What was your previous work experience (if any)? Do you think this gave you an advantage when setting up your business?
Yes. As I hinted just above, I have been working since I was sixteen years old (first in the retail sector for over six years). I have worked and continue to work in the financial services industry (mutual or investment funds) for the past 40 years. I worked in operations, treasury, marketing, compliance so have experience in many facets of business which I have brought to running a genealogy research, advisory and publishing business. I am an independent director of investment funds now which gives me time to also run Ancestor Network.
How did you initially fund your business? (self-funded, government funding, etc).
My fellow co-founders and I bootstrapped the business, i.e., our own equity investment. We have reinvested all profits back into the company. When we made the private equity investment in the US company, we did that also out of our own pocket. We did also receive some funding from Dún Laoghaire-Rathdown Local Enterprise Office when we took on new employees, for overseas trade shows and for digital marketing vouchers. We are very grateful to DLR-LEO for this.
Looking back, would you have changed the method of funding you chose?
I have mixed feelings on this; but looking back I was probably too conservative and should have sought outside investors, yes. We have added shareholders to the company, but it is all our own directors and employees so key people on our team has skin in the game. If we brought in angel or private equity investment into our company in order to have a war chest to fund growth or acquisitions, we could have grown more quickly even though it would have diluted our stakes in the business. Looking back though, having that extra leverage of outside investments would have allowed us to scale our business more quickly.
What difficulties, if any, did you encounter when securing funding?
We are currently looking at outside funding to fuel revenue growth and we will probably do this by a traditional bank loan. Interest rates are low so it is a good time to borrow and we will not be giving up equity.

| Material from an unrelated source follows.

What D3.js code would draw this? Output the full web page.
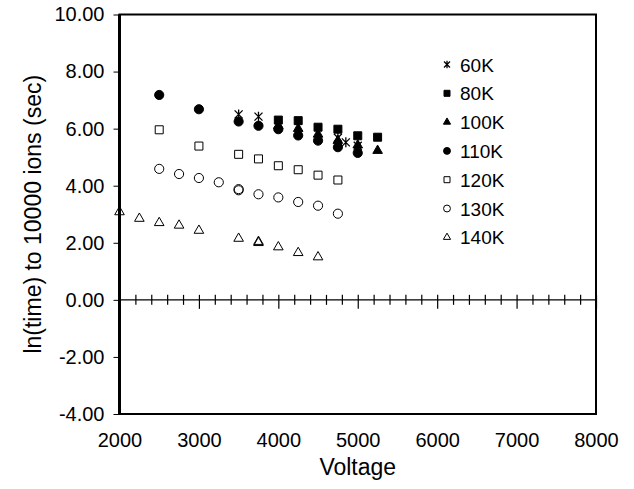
<!DOCTYPE html>
<html>
<head>
<meta charset="utf-8">
<script src="https://cdn.jsdelivr.net/npm/d3@7"></script>
<style>
	body { margin: 0; background: #fff; }
	svg { display: block; font-family: "Liberation Sans", Arial, sans-serif; }
</style>
</head>
<body>
<div class="graphic__chart"></div>
<script>
// series names and the points
const seriesNames = ['60K', '80K', '100K', '110K', '120K', '130K', '140K']

const volt60 = [3500, 3750, 4750, 4850, 5000]
const ln60 = [6.50, 6.42, 5.68, 5.52, 5.40]

const volt80 = [4000, 4250, 4500, 4750, 5000, 5250]
const ln80 = [6.30, 6.28, 6.05, 5.98, 5.75, 5.70]

const volt100 = [4000, 4250, 4500, 4750, 5000, 5250]
const ln100 = [6.10, 6.00, 5.80, 5.58, 5.42, 5.23]

const volt110 = [2500, 3000, 3500, 3750, 4000, 4250, 4500, 4750, 5000]
const ln110 = [7.18, 6.68, 6.25, 6.10, 5.98, 5.76, 5.58, 5.35, 5.15]

const volt120 = [2500, 3000, 3500, 3750, 4000, 4250, 4500, 4750]
const ln120 = [5.96, 5.39, 5.10, 4.94, 4.70, 4.56, 4.37, 4.20]

const volt130 = [2500, 2750, 3000, 3250, 3500, 3500, 3750, 4000, 4250, 4500, 4750]
const ln130 = [4.59, 4.41, 4.27, 4.12, 3.88, 3.84, 3.70, 3.59, 3.43, 3.30, 3.02]

const volt140 = [2000, 2250, 2500, 2750, 3000, 3500, 3750, 3750, 4000, 4250, 4500]
const ln140 = [3.08, 2.85, 2.70, 2.61, 2.43, 2.15, 2.04, 2.00, 1.85, 1.65, 1.50]

const yTicks = [-4, -2, 0, 2, 4, 6, 8, 10]
const xTicks = [2000, 3000, 4000, 5000, 6000, 7000, 8000]

const width = 634
const height = 489
const margin = { top: 14.5, right: 38, bottom: 75, left: 119.5 }
const innerW = width - margin.left - margin.right
const innerH = height - margin.top - margin.bottom

const allVolt = [volt60, volt80, volt100, volt110, volt120, volt130, volt140]
const allLn = [ln60, ln80, ln100, ln110, ln120, ln130, ln140]
const markers = ['asterisk', 'square', 'triangle', 'circle', 'square', 'circle', 'triangle']
const filled = [false, true, true, true, false, false, false]

const series = seriesNames.map((name, i) => ({
	name,
	marker: markers[i],
	filled: filled[i],
	points: allVolt[i].map((v, j) => ({ v, t: allLn[i][j] })),
}))

const scale = {
	x: d3.scaleLinear().domain([2000, 8000]).range([0, innerW]),
	y: d3.scaleLinear().domain([-4, 10]).range([innerH, 0]),
}

function markerPath(type, k) {
	if (type === 'asterisk') {
		const r = 5 * k
		const d = r * 0.8
		return `M${-d},${-d}L${d},${d}M${-d},${d}L${d},${-d}M0,${-r}L0,${r}`
	}
	if (type === 'square') return d3.symbol(d3.symbolSquare, 64 * k * k)()
	if (type === 'triangle') return d3.symbol(d3.symbolTriangle, 40 * k * k)()
	return d3.symbol(d3.symbolCircle, 66 * k * k)()
}

function styleMarker(sel, s) {
	sel
		.attr('fill', s.filled ? '#000' : '#fff')
		.attr('fill-opacity', s.filled ? 1 : 0)
		.attr('stroke', '#000')
		.attr('stroke-width', s.marker === 'asterisk' ? 1.3 : 1)
}

const svg = d3.select('.graphic__chart').append('svg')
	.attr('width', width)
	.attr('height', height)

const g = svg.append('g')
	.attr('transform', `translate(${margin.left},${margin.top})`)

// plot frame
g.append('rect')
	.attr('width', innerW)
	.attr('height', innerH)
	.attr('fill', 'none')
	.attr('stroke', '#000')
	.attr('stroke-width', 2)

// y axis
const fmt = d => d.toFixed(2)
g.append('g')
	.attr('class', 'axis axis--y')
	.call(d3.axisLeft(scale.y).tickValues(yTicks).tickFormat(fmt).tickSize(6).tickPadding(9))
	.call(a => a.select('.domain').attr('stroke-width', 3).attr('d', `M0,0V${innerH}`))
	.selectAll('text')
		.attr('font-size', 20)
		.attr('fill', '#000')

// x labels along the bottom
g.append('g')
	.attr('class', 'axis axis--x')
	.attr('transform', `translate(0,${innerH})`)
	.call(d3.axisBottom(scale.x).tickValues(xTicks).tickFormat(d3.format('d')).tickSize(0).tickPadding(19))
	.call(a => a.select('.domain').remove())
	.selectAll('text')
		.attr('font-size', 20)
		.attr('fill', '#000')

// x axis crossing at zero, with cross ticks
const zero = g.append('g')
	.attr('class', 'axis axis--zero')
	.attr('transform', `translate(0,${scale.y(0)})`)
	.call(d3.axisBottom(scale.x).tickValues(d3.range(2000, 8001, 200)).tickFormat(''))
zero.select('.domain').attr('d', `M0,0H${innerW}`).attr('stroke-width', 1.2)
zero.selectAll('.tick line')
	.attr('y1', -5)
	.attr('y2', d => (d % 1000 === 0 ? 9 : 5))
	.attr('stroke-width', 1.2)

// points
const layer = g.append('g').attr('class', 'points')
series.forEach(s => {
	layer.append('g')
		.attr('class', `g-${s.name}`)
		.selectAll('path')
		.data(s.points)
		.enter().append('path')
			.attr('transform', d => `translate(${scale.x(d.v)},${scale.y(d.t)})`)
			.attr('d', markerPath(s.marker, 1))
			.call(styleMarker, s)
})

// legend
const legend = svg.append('g').attr('class', 'legend')
const row = legend.selectAll('g')
	.data(series)
	.enter().append('g')
		.attr('transform', (d, i) => `translate(447,${64.5 + i * 28.8})`)

row.append('path')
	.attr('d', d => markerPath(d.marker, 0.75))
	.each(function (d) { d3.select(this).call(styleMarker, d) })

row.append('text')
	.attr('x', 13)
	.attr('y', 7)
	.attr('font-size', 19)
	.text(d => d.name)

// axis titles
const labels = svg.append('g').attr('class', 'labels')
labels.append('text')
	.attr('text-anchor', 'middle')
	.attr('font-size', 23)
	.attr('transform', `translate(41,${margin.top + innerH / 2}) rotate(-90)`)
	.text('ln(time) to 10000 ions (sec)')

labels.append('text')
	.attr('text-anchor', 'middle')
	.attr('font-size', 23)
	.attr('x', margin.left + innerW / 2)
	.attr('y', 475)
	.text('Voltage')
</script>
</body>
</html>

Did you encounter any financial difficulties in the first year of operation?
If yes, what did you do to surpass them? No, as mentioned previously we bootstrapped the company at the launch and even had a small profit early on.
What characteristics do you feel benefited you most when starting your business?
The key thing is to build a good team around you; initially founding the business with Aiden Feerick and Deirdre Breen. Over time we have added Dr James Ryan who founded Flyleaf Press; Hilary McDonagh who manages our research team; and Michael Rooney who heads our Northern Ireland office. The second thing is to treat it as a marathon, not a sprint. Approach each day as if it is your first day in business. Keep a sense of humour and perspective.
To what do you attribute your company’s success/growth to?
Teamwork and Diversity. Other genealogy researchers in Ireland are essentially sole traders. We have built a board of directors which is gender balanced and have built a team of researchers who bring in their own individual specialised skills. We expanded from research to publishing when we acquired Flyleaf Press. We also moved into the advisory side of genealogy where we supply genealogists to the National Library of Ireland in guiding visitors on how to conduct their own genealogy research. We have also invested in technology like our GDPR safeguards, our website, blog, our app, social media campaigns, adaptation from traditional book publishing to eBooks, and in employee training.
What is your opinion on the importance of a professional network for an entrepreneur?
It is critical to success; no man or woman or company is an island. Networking expands one’s horizons and reach. It is in the name of our business; Ancestor Network.
Do you think entrepreneurship has changed in recent years?
Yes. The pace of change accelerates exponentially and entrepreneurs have to be ahead of that change; whether it is in technology and social media; regulatory and compliance demands; satisfying the customer; and keeping colleagues and employees engaged and performing to the best of their abilities.
Would you ever consider starting another company or involving yourself in new start-ups again? Yes. I am sixty-one years old now, but business keeps you engaged.
If you had one piece of advice for a new entrepreneur, what would it be?
Several pieces of advice I would offer are:- The earlier you start, the better. Do not be afraid to fail or to ask questions and to leverage your professional network of contacts. Keep learning. Do not give up. Keep optimistic. Stay focused.